Support for dedicated vision model
Here’s a GitHub-ready markdown version you can copy and paste:
Title
Support calling a separate vision model for image-to-text preprocessing
Summary
Many affordable or lightweight models supported by agent-zero are text-only. When trying to process images, the system fails because those models don’t support vision input. Currently, attempts to send images return a 404 Not Found from the OpenRouter endpoint, indicating that no suitable model endpoint was found.
Problem
When using litellm with agent-zero and trying to process images, calls fail if the primary model does not support vision. Example traceback:
litellm.exceptions.NotFoundError: OpenrouterException - {"error":{"message":"No endpoints found that support image input","code":404}}
This limits the use of cheaper or smaller models for tasks that sometimes require image understanding, because the entire request fails rather than allowing a fallback.
Proposed Feature
- Add an option to specify a secondary vision model in the configuration.
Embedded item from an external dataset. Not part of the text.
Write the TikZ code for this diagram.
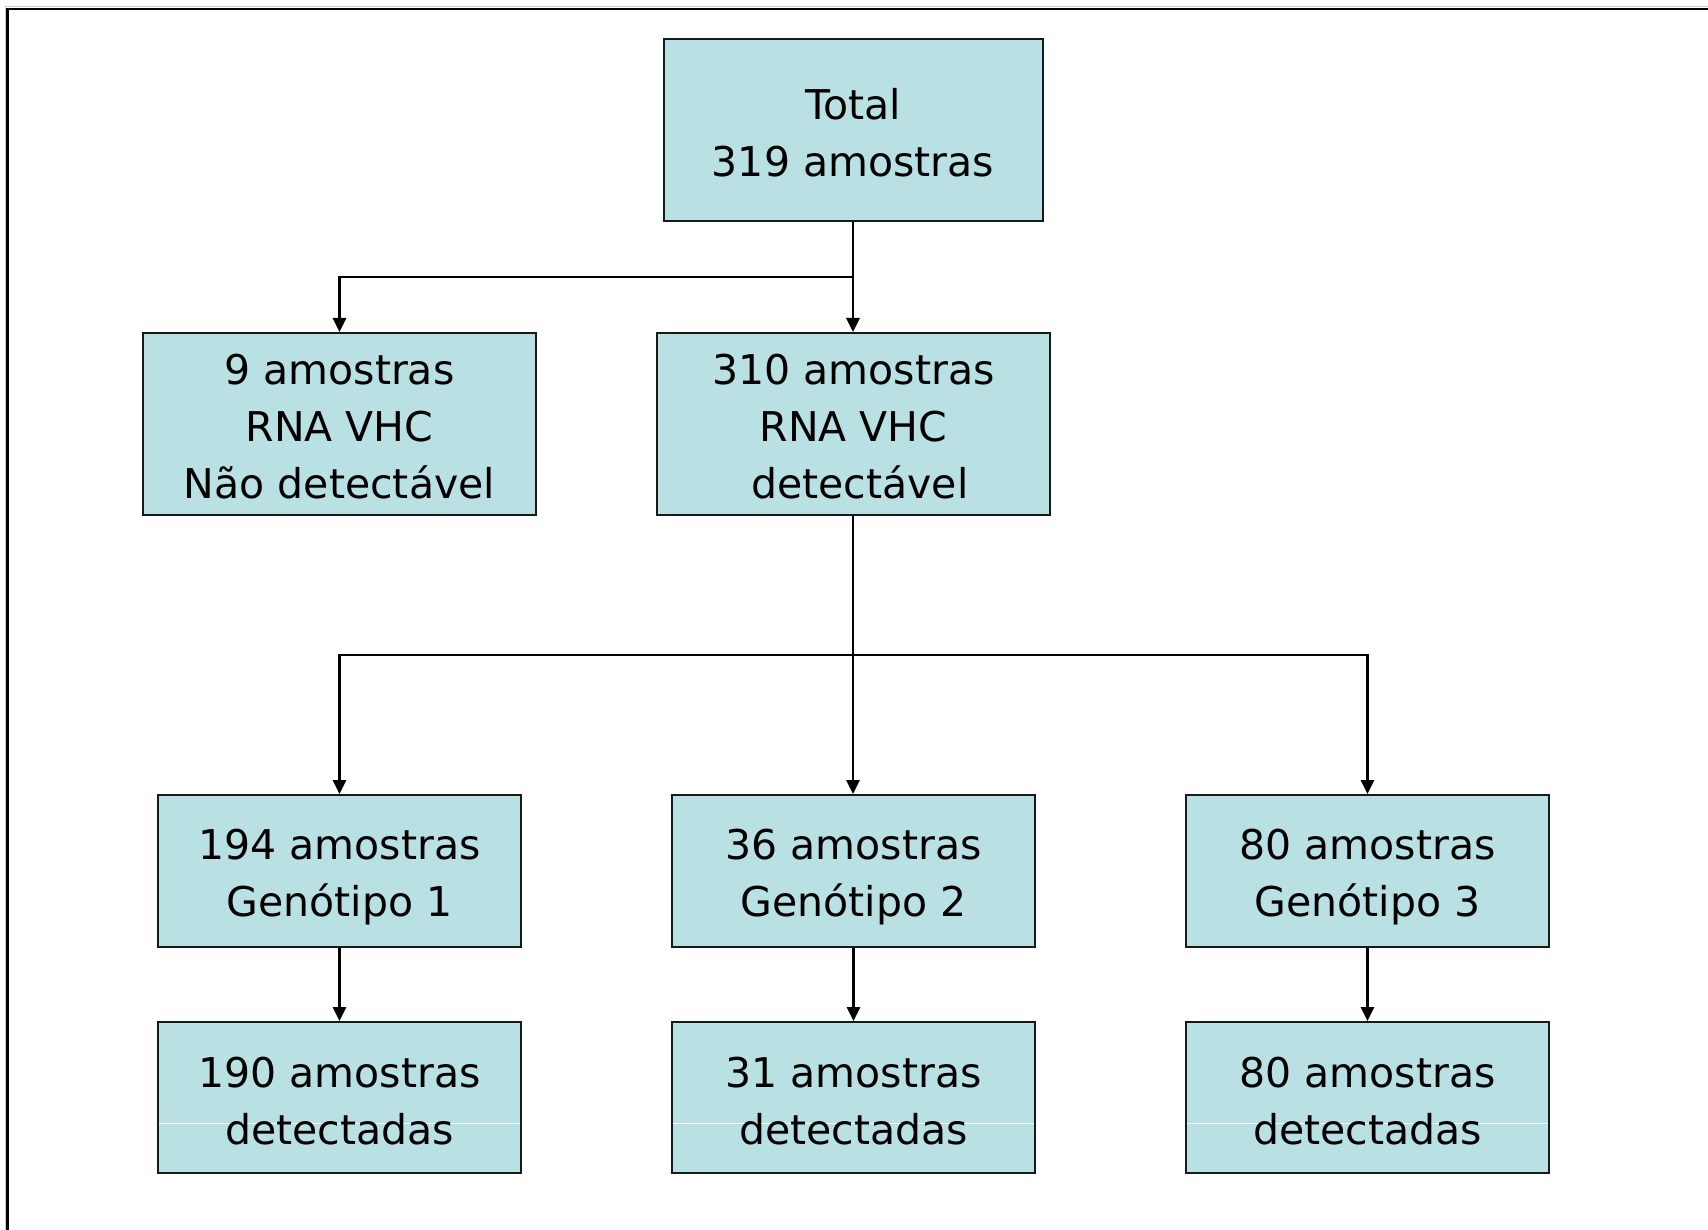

- When an image is provided and the primary model does not support vision, agent-zero should:
- Send the image to the vision-capable model.
- Get back text output (e.g., description, OCR, caption).
- Pass the text to the primary chat model.
- Ideally, make this behavior opt-in via config or parameter.
Benefits
- Enables users to use more affordable text-only models for most tasks while still supporting occasional vision inputs.
- Prevents failures when image inputs are accidentally or occasionally provided.
- Expands agent-zero’s flexibility for multi-modal workflows without requiring a single expensive model.
Environment / Versions
- Python 3.12
- litellm
- agent-zero
- Example endpoint:
https://openrouter.ai/api/v1/chat/completions